Reading “The Boundary” with Rebecca Walkowitz
What boundaries should we consider when we read a work of literature? How can thinking about the boundaries of literature – such as the cover, the title, the chapter heading, the author’s name, or the footnotes – help us think about the boundaries of language, nation, empathy, and community?
To answer these questions, we’ll read together Jhumpa Lahiri’s short story, “The Boundary,” which was published in The New Yorker in 2018. Lahiri is both the author and the translator of the work, which she wrote originally in Italian and subsequently rendered into English for the U.S. publication. “The Boundary” tells a story about observers and storytellers, including a writer who, with her family, has traveled to the countryside for vacation and a young caretaker who serves them. The visiting family are at ease and also strangers; the caretakers are at home and also foreigners. Existing at the crossroads between Italian and English, original and translation, “The Boundary” is a story about exclusion, violence, and ultimately about language. When we gather together, we’ll consider who narrates and who speaks.
Please come prepared to share one “boundary” you’ve noticed in the story. Dessert and tea will be served. RSVP here.
Speaker and Author Bios
Rebecca L. Walkowitz is Provost and Dean of the Faculty, as well as Claire Tow Professor of English, at Barnard College of Columbia University. An expert on 20th- and 21st-century literature, she has authored or edited 10 books, produced hundreds of essays and articles, and delivered more than 80 keynote and distinguished lectures in the fields of modernism, contemporary fiction, and world literature in Asia, Europe, Australia, and North America. Her research and teaching, which spans more than two decades, explores how writers and other artists create novels, poems, essays, films, and digital compositions that are intended for global audiences. Additionally, her scholarship considers how multilingual artworks help us understand local communities, including those at colleges and universities. Provost Walkowitz’s next book, which is forthcoming from Columbia University Press, is titled The New Multilingualism: Knowing and Not Knowing Languages in Literature, Culture, and the Classroom. She earned her undergraduate degree at Harvard-Radcliffe College (the women’s college that was fully incorporated into Harvard University in 1999) and completed her graduate education at the University of Sussex and Harvard. As an undergraduate, she served as the 118th president of The Harvard Crimson, the nation’s oldest continuously published daily college newspaper.
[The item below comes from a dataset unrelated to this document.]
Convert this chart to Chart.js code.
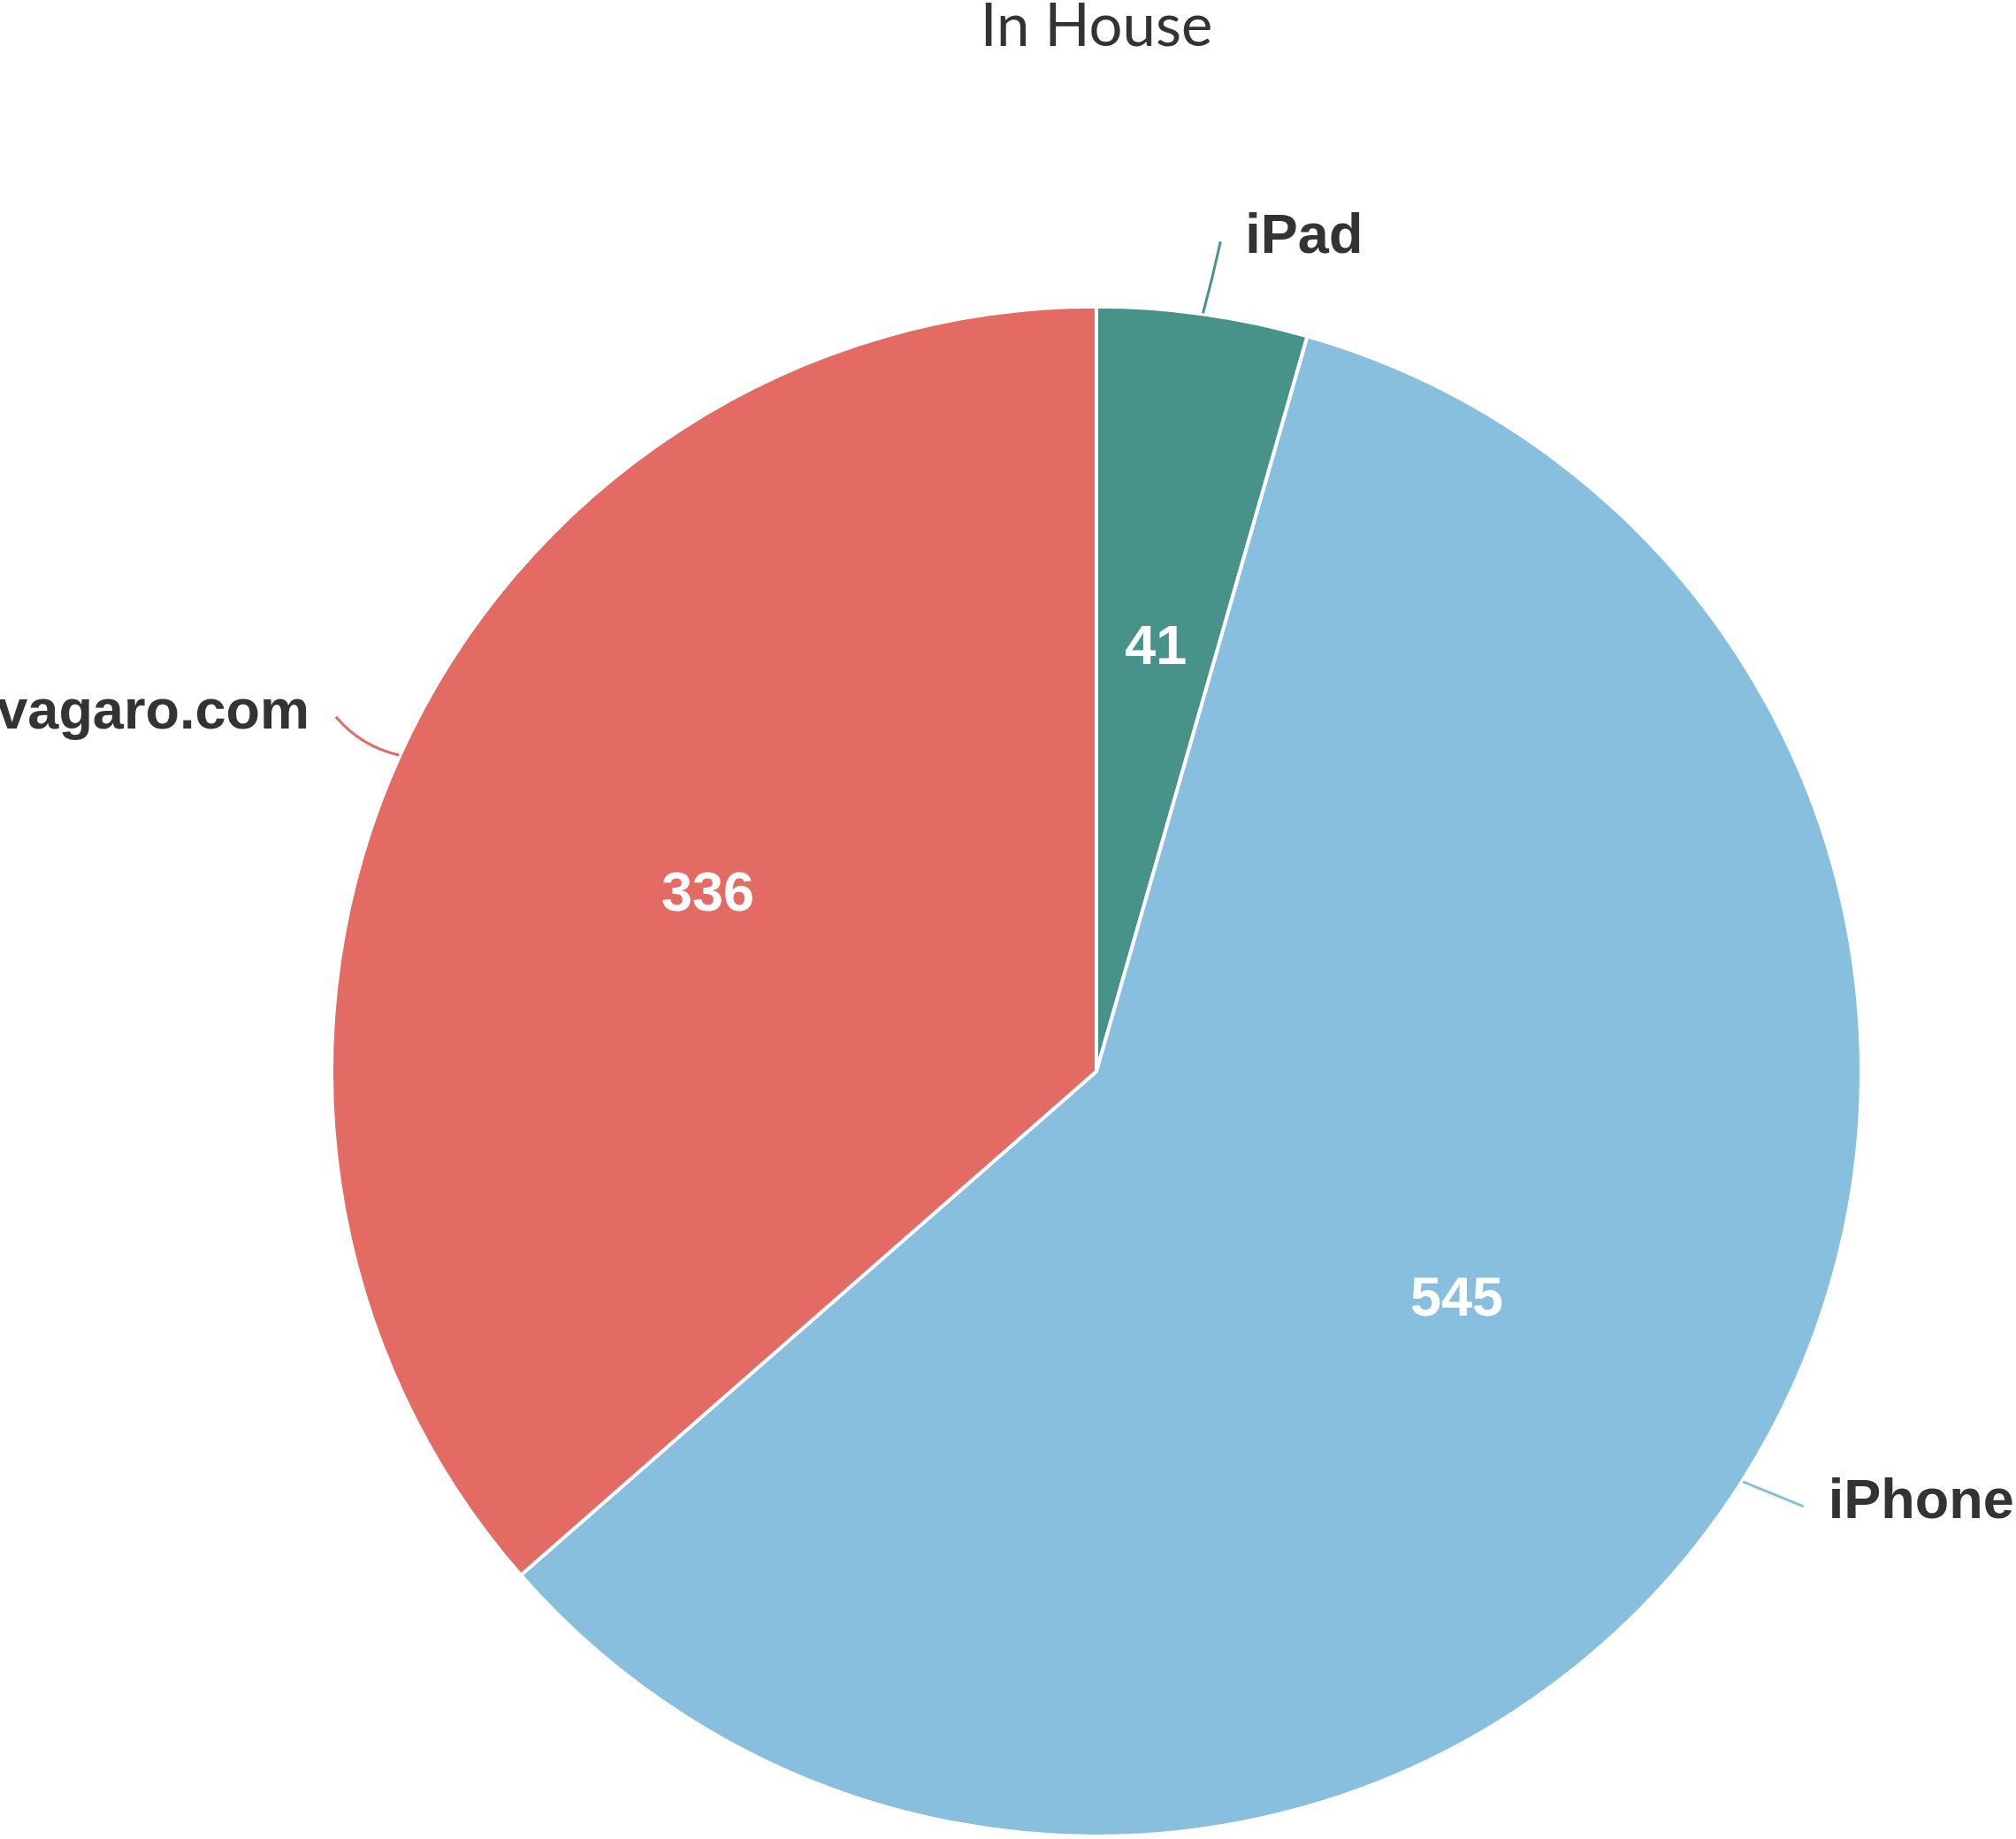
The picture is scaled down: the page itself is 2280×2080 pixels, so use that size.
<!DOCTYPE html>
<html>
<head>
<meta charset="utf-8">
<script src="https://cdn.jsdelivr.net/npm/chart.js@4.4.1/dist/chart.umd.min.js"></script>
<style>
  html, body { margin: 0; padding: 0; background: #ffffff; }
  #wrap { width: 2280px; height: 2080px; position: relative; }
</style>
</head>
<body>
<div id="wrap"><canvas id="c" width="2280" height="2080"></canvas></div>
<script>
const chartTitle = "In House";
const categories = ["iPad", "iPhone", "vagaro.com"];
const seriesValues = [41, 545, 336];
const sliceColors = ["#47938a", "#89bfde", "#e46a64"];

const labelPlugin = {
  id: 'sliceLabels',
  afterDatasetsDraw(chart) {
    const ctx = chart.ctx;
    const meta = chart.getDatasetMeta(0);
    const bends = [0.5, -0.8, 0.6];
    const reach = [84, 74, 84];
    const curve = [1, 0, -14];
    const gap = [28, 28, 30];
    meta.data.forEach((arc, i) => {
      const p = arc.getProps(['x', 'y', 'startAngle', 'endAngle', 'outerRadius'], true);
      const mid = (p.startAngle + p.endAngle) / 2;
      const R = p.outerRadius;
      // value label inside
      const rv = R * 0.558;
      ctx.save();
      ctx.fillStyle = '#ffffff';
      ctx.font = 'bold 63px "Liberation Sans", Arial, sans-serif';
      ctx.textAlign = 'center';
      ctx.textBaseline = 'middle';
      ctx.fillText(String(seriesValues[i]), p.x + Math.cos(mid) * rv, p.y + Math.sin(mid) * rv);
      ctx.restore();
      // connector
      const sx = p.x + Math.cos(mid) * (R + 1);
      const sy = p.y + Math.sin(mid) * (R + 1);
      const ea = mid + bends[i] * Math.PI / 180;
      const er = R + reach[i];
      const ex = p.x + Math.cos(ea) * er;
      const ey = p.y + Math.sin(ea) * er;
      const mx = (sx + ex) / 2, my = (sy + ey) / 2;
      const dx = ex - sx, dy = ey - sy;
      const len = Math.hypot(dx, dy);
      const cx = mx + (-dy / len) * curve[i];
      const cy = my + (dx / len) * curve[i];
      ctx.save();
      ctx.strokeStyle = sliceColors[i];
      ctx.lineWidth = 3;
      ctx.beginPath();
      ctx.moveTo(sx, sy);
      ctx.quadraticCurveTo(cx, cy, ex, ey);
      ctx.stroke();
      ctx.restore();
      // category label
      const right = Math.cos(mid) >= 0;
      ctx.save();
      ctx.fillStyle = '#333333';
      ctx.font = 'bold 63px "Liberation Sans", Arial, sans-serif';
      ctx.textAlign = right ? 'left' : 'right';
      ctx.textBaseline = 'alphabetic';
      ctx.fillText(categories[i], ex + (right ? gap[i] : -gap[i]), ey + 13);
      ctx.restore();
    });
  }
};

new Chart(document.getElementById('c'), {
  type: 'pie',
  data: {
    labels: categories,
    datasets: [{
      data: seriesValues,
      backgroundColor: sliceColors,
      borderColor: '#ffffff',
      borderWidth: 4,
      hoverOffset: 0
    }]
  },
  options: {
    responsive: false,
    animation: false,
    layout: { padding: { top: 0, left: 373, right: 173, bottom: 0 } },
    plugins: {
      legend: { display: false },
      tooltip: { enabled: false },
      title: {
        display: true,
        text: chartTitle,
        color: '#333333',
        font: { family: 'Lato, "Open Sans", sans-serif', size: 67, weight: '400', lineHeight: 0.92 },
        padding: { top: 0, bottom: 282 }
      }
    }
  },
  plugins: [labelPlugin]
});
</script>
</body>
</html>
Jhumpa Lahiri is a bilingual writer, translator, and literary critic born in London and raised in the United States. She is Millicent C. McIntosh Professor of English, Director of the Creative Writing Program, and Affiliate Faculty in the Comparative Literature and Translation Studies and Italian Programs at Barnard College. In English, she is the author of two short-story collections (Interpreter of Maladies; Unaccustomed Earth) and two novels (The Namesake; The Lowland) all of which explore the experiences of Bengali immigrants in the United States. In Italian, she has written two works of non-fiction: In altre parole (translated into English by Ann Goldstein as In Other Words, and Il vestito dei libri (translated as The Clothing of Books by Alberto Vourvoulias-Bush. In Italian, she as also published the novel Dove mi trovo (self-translated as Whereabouts), and a volume of poetry entitled Il quaderno di Nerina (forthcoming in English as Nerina’s notebook). She has translated three novels by the Italian writer Domenico Starnone, and is the editor of The Penguin Book of Italian Short Stories. A contributor for over twenty-five years to The New Yorker magazine, she has published critical essays on authors including Ovid, Dante, Primo Levi, Alessandro Manzoni, and James Joyce. The subject of her doctoral dissertation was an analysis of the Italian palazzo as setting and metaphor in English Jacobean drama.